§ **TASK OBJECTIVE**:
Return the whole listing, line for line, without the pictures in it.
··········
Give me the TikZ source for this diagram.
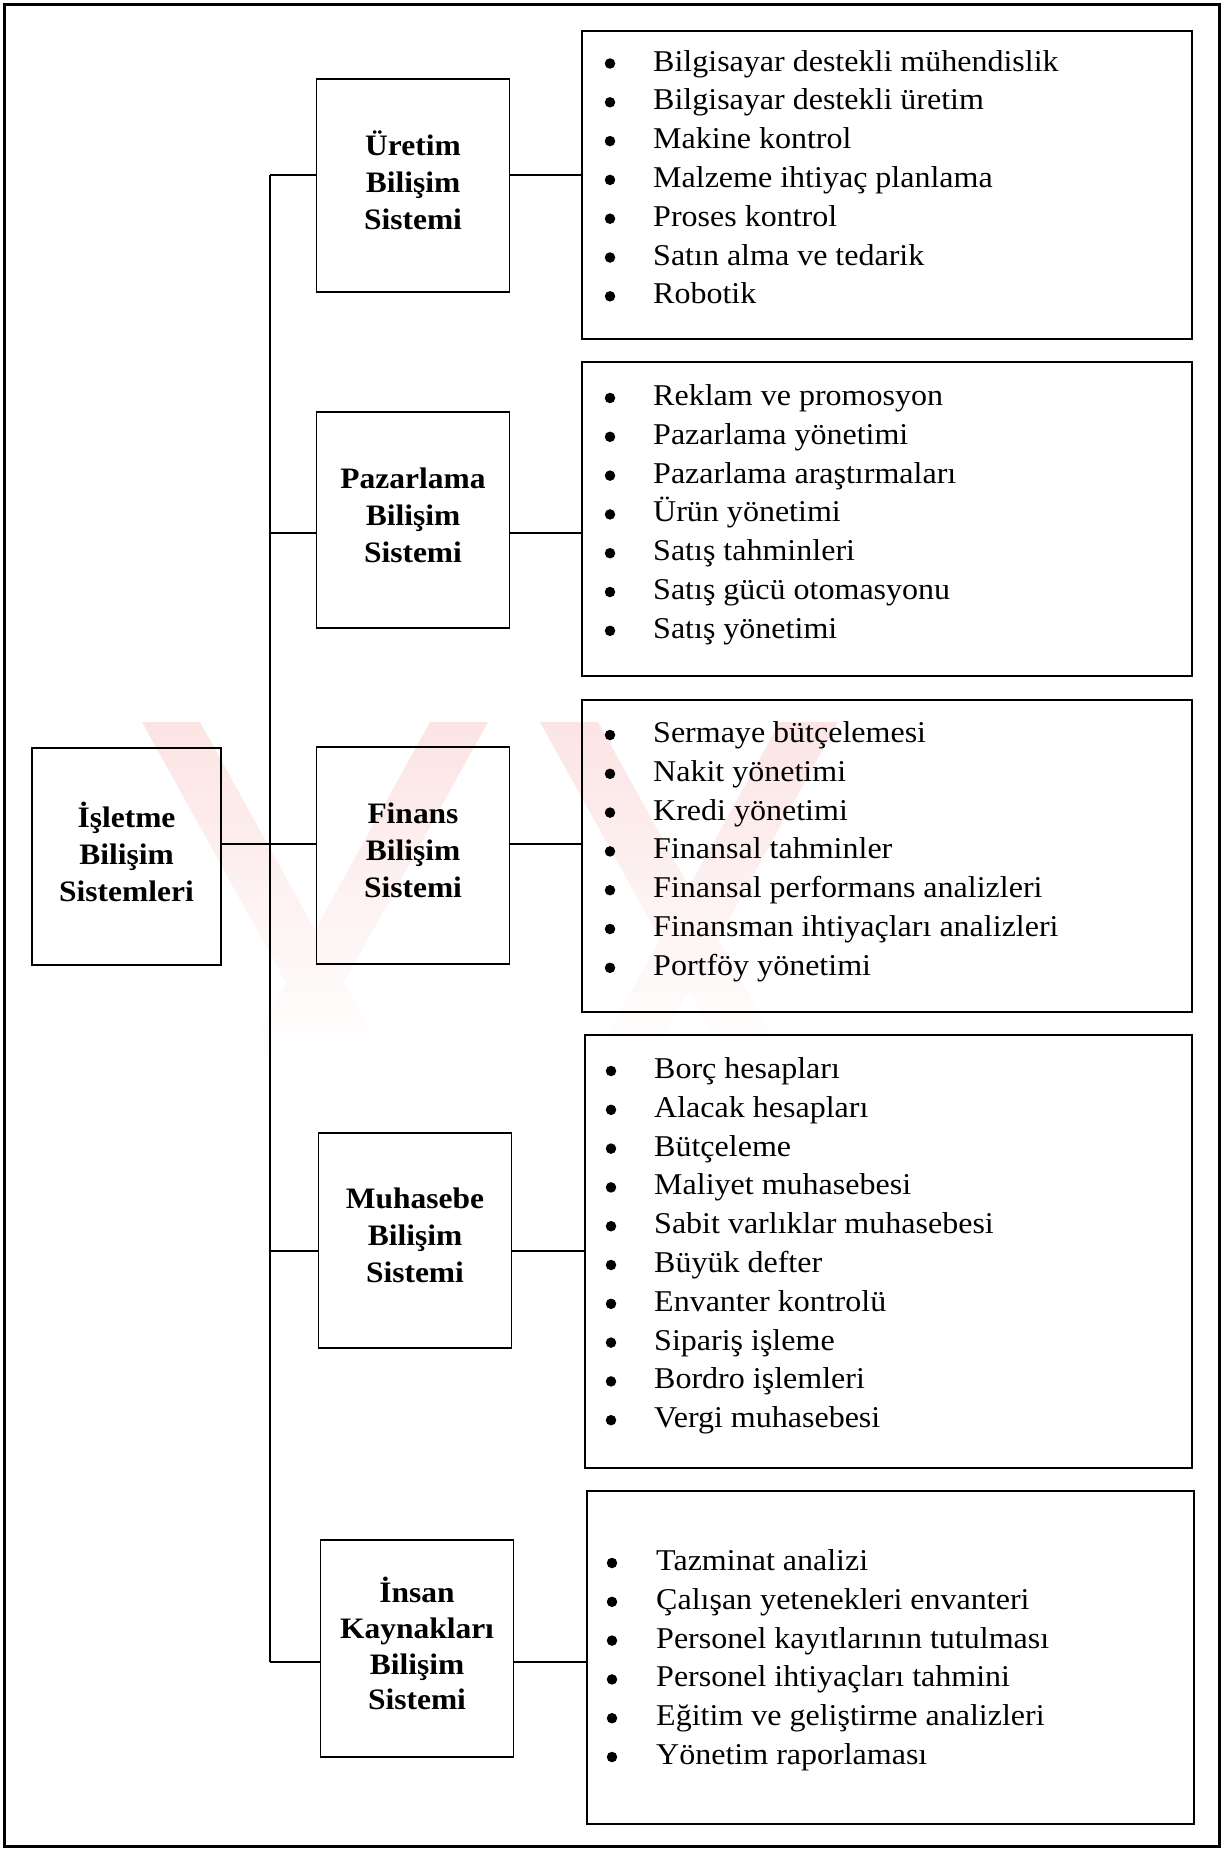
\documentclass[tikz,border=0pt]{standalone}
\usepackage{fontspec}
\setmainfont[FakeStretch=1.06]{Liberation Serif}
\definecolor{wmpink}{RGB}{252,228,228}
\begin{document}
\begin{tikzpicture}[x=1pt,y=-1pt,
  sysbox/.style={draw, line width=1.5pt, inner sep=0pt},
  syslabel/.style={inner sep=0pt, align=center, yshift=5pt,
    font=\fontsize{29.7}{37}\selectfont\bfseries},
  listbox/.style={draw, line width=1.5pt, inner sep=0pt},
  link/.style={line width=1.3pt},
  item/.style={anchor=base west, inner sep=0pt, font=\fontsize{30.2}{39}\selectfont},
  dot/.style={circle, fill, inner sep=0pt, minimum size=10.5pt}]

\useasboundingbox (0,0) rectangle (1224,1850);

% faint background mark
\shade[top color=wmpink, bottom color=white]
  (142,722) -- (200,722) -- (388,1062) -- (330,1062) -- cycle
  (430,722) -- (488,722) -- (300,1062) -- (242,1062) -- cycle
  (540,722) -- (598,722) -- (786,1062) -- (728,1062) -- cycle
  (780,722) -- (838,722) -- (650,1062) -- (592,1062) -- cycle;

% outer frame
\draw[line width=3pt] (4,4) rectangle (1219,1846);

% root
\node[sysbox, minimum width=189pt, minimum height=217pt] (root) at (126.5,856.5) {};
\node[syslabel] (root-t) at (root.center) {İşletme\\Bilişim\\Sistemleri};

% subsystems
\node[sysbox, minimum width=193pt, minimum height=213pt] (uret) at (413,185.5) {};
\node[sysbox, minimum width=193pt, minimum height=216pt] (pazar) at (413,520) {};
\node[sysbox, minimum width=193pt, minimum height=217pt] (finans) at (413,855.5) {};
\node[sysbox, minimum width=193pt, minimum height=215pt] (muh) at (415,1240.5) {};
\node[sysbox, minimum width=193pt, minimum height=217pt] (insan) at (417,1648.5) {};

\node[syslabel] (uret-t) at (uret.center) {Üretim\\Bilişim\\Sistemi};
\node[syslabel] (pazar-t) at (pazar.center) {Pazarlama\\Bilişim\\Sistemi};
\node[syslabel] (finans-t) at (finans.center) {Finans\\Bilişim\\Sistemi};
\node[syslabel] (muh-t) at (muh.center) {Muhasebe\\Bilişim\\Sistemi};
\node[syslabel, font=\fontsize{29.7}{35.8}\selectfont\bfseries] (insan-t) at (insan.center)
  {İnsan\\Kaynakları\\Bilişim\\Sistemi};

% function lists
\node[listbox, minimum width=610pt, minimum height=308pt] (l1) at (887,185) {};
\node[listbox, minimum width=610pt, minimum height=314pt] (l2) at (887,519) {};
\node[listbox, minimum width=610pt, minimum height=312pt] (l3) at (887,856) {};
\node[listbox, minimum width=607pt, minimum height=433pt] (l4) at (888.5,1251.5) {};
\node[listbox, minimum width=607pt, minimum height=333pt] (l5) at (890.5,1657.5) {};

\foreach \t [count=\i from 0] in {Bilgisayar destekli mühendislik, Bilgisayar destekli üretim,
  Makine kontrol, Malzeme ihtiyaç planlama, Proses kontrol, Satın alma ve tedarik, Robotik}{
  \node[dot] (b1-\i) at (610,63.5+38.8*\i) {};
  \node[item] (t1-\i) at (653,71+38.8*\i) {\t};
}
\foreach \t [count=\i from 0] in {Reklam ve promosyon, Pazarlama yönetimi,
  Pazarlama araştırmaları, Ürün yönetimi, Satış tahminleri, Satış gücü otomasyonu,
  Satış yönetimi}{
  \node[dot] (b2-\i) at (610,398+38.8*\i) {};
  \node[item] (t2-\i) at (653,405.5+38.8*\i) {\t};
}
\foreach \t [count=\i from 0] in {Sermaye bütçelemesi, Nakit yönetimi, Kredi yönetimi,
  Finansal tahminler, Finansal performans analizleri, Finansman ihtiyaçları analizleri,
  Portföy yönetimi}{
  \node[dot] (b3-\i) at (610,735+38.8*\i) {};
  \node[item] (t3-\i) at (653,742.5+38.8*\i) {\t};
}
\foreach \t [count=\i from 0] in {Borç hesapları, Alacak hesapları, Bütçeleme,
  Maliyet muhasebesi, Sabit varlıklar muhasebesi, Büyük defter, Envanter kontrolü,
  Sipariş işleme, Bordro işlemleri, Vergi muhasebesi}{
  \node[dot] (b4-\i) at (611,1071+38.8*\i) {};
  \node[item] (t4-\i) at (654,1078.5+38.8*\i) {\t};
}
\foreach \t [count=\i from 0] in {Tazminat analizi, Çalışan yetenekleri envanteri,
  Personel kayıtlarının tutulması, Personel ihtiyaçları tahmini,
  Eğitim ve geliştirme analizleri, Yönetim raporlaması}{
  \node[dot] (b5-\i) at (612,1563+38.8*\i) {};
  \node[item] (t5-\i) at (656,1570.5+38.8*\i) {\t};
}

% tree connectors
\coordinate (j1) at (270,175);
\coordinate (j2) at (270,533);
\coordinate (j3) at (270,844);
\coordinate (j4) at (270,1251);
\coordinate (j5) at (270,1662);

\draw[link] (j1) -- (j5);
\draw[link] (j3 -| root.east) -- (j3 -| finans.west);

\draw[link] (j1) -- (j1 -| uret.west);
\draw[link] (j2) -- (j2 -| pazar.west);
\draw[link] (j4) -- (j4 -| muh.west);
\draw[link] (j5) -- (j5 -| insan.west);

\draw[link] (j1 -| uret.east) -- (j1 -| l1.west);
\draw[link] (j2 -| pazar.east) -- (j2 -| l2.west);
\draw[link] (j3 -| finans.east) -- (j3 -| l3.west);
\draw[link] (j4 -| muh.east) -- (j4 -| l4.west);
\draw[link] (j5 -| insan.east) -- (j5 -| l5.west);

\end{tikzpicture}
\end{document}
··········
§ **ANSWER TO THIS EXERCISE**:
Give me the TikZ source for this diagram.
\documentclass[tikz,border=0pt]{standalone}
\usepackage{fontspec}
\setmainfont[FakeStretch=1.06]{Liberation Serif}
\definecolor{wmpink}{RGB}{252,228,228}
\begin{document}
\begin{tikzpicture}[x=1pt,y=-1pt,
  sysbox/.style={draw, line width=1.5pt, inner sep=0pt},
  syslabel/.style={inner sep=0pt, align=center, yshift=5pt,
    font=\fontsize{29.7}{37}\selectfont\bfseries},
  listbox/.style={draw, line width=1.5pt, inner sep=0pt},
  link/.style={line width=1.3pt},
  item/.style={anchor=base west, inner sep=0pt, font=\fontsize{30.2}{39}\selectfont},
  dot/.style={circle, fill, inner sep=0pt, minimum size=10.5pt}]

\useasboundingbox (0,0) rectangle (1224,1850);

% faint background mark
\shade[top color=wmpink, bottom color=white]
  (142,722) -- (200,722) -- (388,1062) -- (330,1062) -- cycle
  (430,722) -- (488,722) -- (300,1062) -- (242,1062) -- cycle
  (540,722) -- (598,722) -- (786,1062) -- (728,1062) -- cycle
  (780,722) -- (838,722) -- (650,1062) -- (592,1062) -- cycle;

% outer frame
\draw[line width=3pt] (4,4) rectangle (1219,1846);

% root
\node[sysbox, minimum width=189pt, minimum height=217pt] (root) at (126.5,856.5) {};
\node[syslabel] (root-t) at (root.center) {İşletme\\Bilişim\\Sistemleri};

% subsystems
\node[sysbox, minimum width=193pt, minimum height=213pt] (uret) at (413,185.5) {};
\node[sysbox, minimum width=193pt, minimum height=216pt] (pazar) at (413,520) {};
\node[sysbox, minimum width=193pt, minimum height=217pt] (finans) at (413,855.5) {};
\node[sysbox, minimum width=193pt, minimum height=215pt] (muh) at (415,1240.5) {};
\node[sysbox, minimum width=193pt, minimum height=217pt] (insan) at (417,1648.5) {};

\node[syslabel] (uret-t) at (uret.center) {Üretim\\Bilişim\\Sistemi};
\node[syslabel] (pazar-t) at (pazar.center) {Pazarlama\\Bilişim\\Sistemi};
\node[syslabel] (finans-t) at (finans.center) {Finans\\Bilişim\\Sistemi};
\node[syslabel] (muh-t) at (muh.center) {Muhasebe\\Bilişim\\Sistemi};
\node[syslabel, font=\fontsize{29.7}{35.8}\selectfont\bfseries] (insan-t) at (insan.center)
  {İnsan\\Kaynakları\\Bilişim\\Sistemi};

% function lists
\node[listbox, minimum width=610pt, minimum height=308pt] (l1) at (887,185) {};
\node[listbox, minimum width=610pt, minimum height=314pt] (l2) at (887,519) {};
\node[listbox, minimum width=610pt, minimum height=312pt] (l3) at (887,856) {};
\node[listbox, minimum width=607pt, minimum height=433pt] (l4) at (888.5,1251.5) {};
\node[listbox, minimum width=607pt, minimum height=333pt] (l5) at (890.5,1657.5) {};

\foreach \t [count=\i from 0] in {Bilgisayar destekli mühendislik, Bilgisayar destekli üretim,
  Makine kontrol, Malzeme ihtiyaç planlama, Proses kontrol, Satın alma ve tedarik, Robotik}{
  \node[dot] (b1-\i) at (610,63.5+38.8*\i) {};
  \node[item] (t1-\i) at (653,71+38.8*\i) {\t};
}
\foreach \t [count=\i from 0] in {Reklam ve promosyon, Pazarlama yönetimi,
  Pazarlama araştırmaları, Ürün yönetimi, Satış tahminleri, Satış gücü otomasyonu,
  Satış yönetimi}{
  \node[dot] (b2-\i) at (610,398+38.8*\i) {};
  \node[item] (t2-\i) at (653,405.5+38.8*\i) {\t};
}
\foreach \t [count=\i from 0] in {Sermaye bütçelemesi, Nakit yönetimi, Kredi yönetimi,
  Finansal tahminler, Finansal performans analizleri, Finansman ihtiyaçları analizleri,
  Portföy yönetimi}{
  \node[dot] (b3-\i) at (610,735+38.8*\i) {};
  \node[item] (t3-\i) at (653,742.5+38.8*\i) {\t};
}
\foreach \t [count=\i from 0] in {Borç hesapları, Alacak hesapları, Bütçeleme,
  Maliyet muhasebesi, Sabit varlıklar muhasebesi, Büyük defter, Envanter kontrolü,
  Sipariş işleme, Bordro işlemleri, Vergi muhasebesi}{
  \node[dot] (b4-\i) at (611,1071+38.8*\i) {};
  \node[item] (t4-\i) at (654,1078.5+38.8*\i) {\t};
}
\foreach \t [count=\i from 0] in {Tazminat analizi, Çalışan yetenekleri envanteri,
  Personel kayıtlarının tutulması, Personel ihtiyaçları tahmini,
  Eğitim ve geliştirme analizleri, Yönetim raporlaması}{
  \node[dot] (b5-\i) at (612,1563+38.8*\i) {};
  \node[item] (t5-\i) at (656,1570.5+38.8*\i) {\t};
}

% tree connectors
\coordinate (j1) at (270,175);
\coordinate (j2) at (270,533);
\coordinate (j3) at (270,844);
\coordinate (j4) at (270,1251);
\coordinate (j5) at (270,1662);

\draw[link] (j1) -- (j5);
\draw[link] (j3 -| root.east) -- (j3 -| finans.west);

\draw[link] (j1) -- (j1 -| uret.west);
\draw[link] (j2) -- (j2 -| pazar.west);
\draw[link] (j4) -- (j4 -| muh.west);
\draw[link] (j5) -- (j5 -| insan.west);

\draw[link] (j1 -| uret.east) -- (j1 -| l1.west);
\draw[link] (j2 -| pazar.east) -- (j2 -| l2.west);
\draw[link] (j3 -| finans.east) -- (j3 -| l3.west);
\draw[link] (j4 -| muh.east) -- (j4 -| l4.west);
\draw[link] (j5 -| insan.east) -- (j5 -| l5.west);

\end{tikzpicture}
\end{document}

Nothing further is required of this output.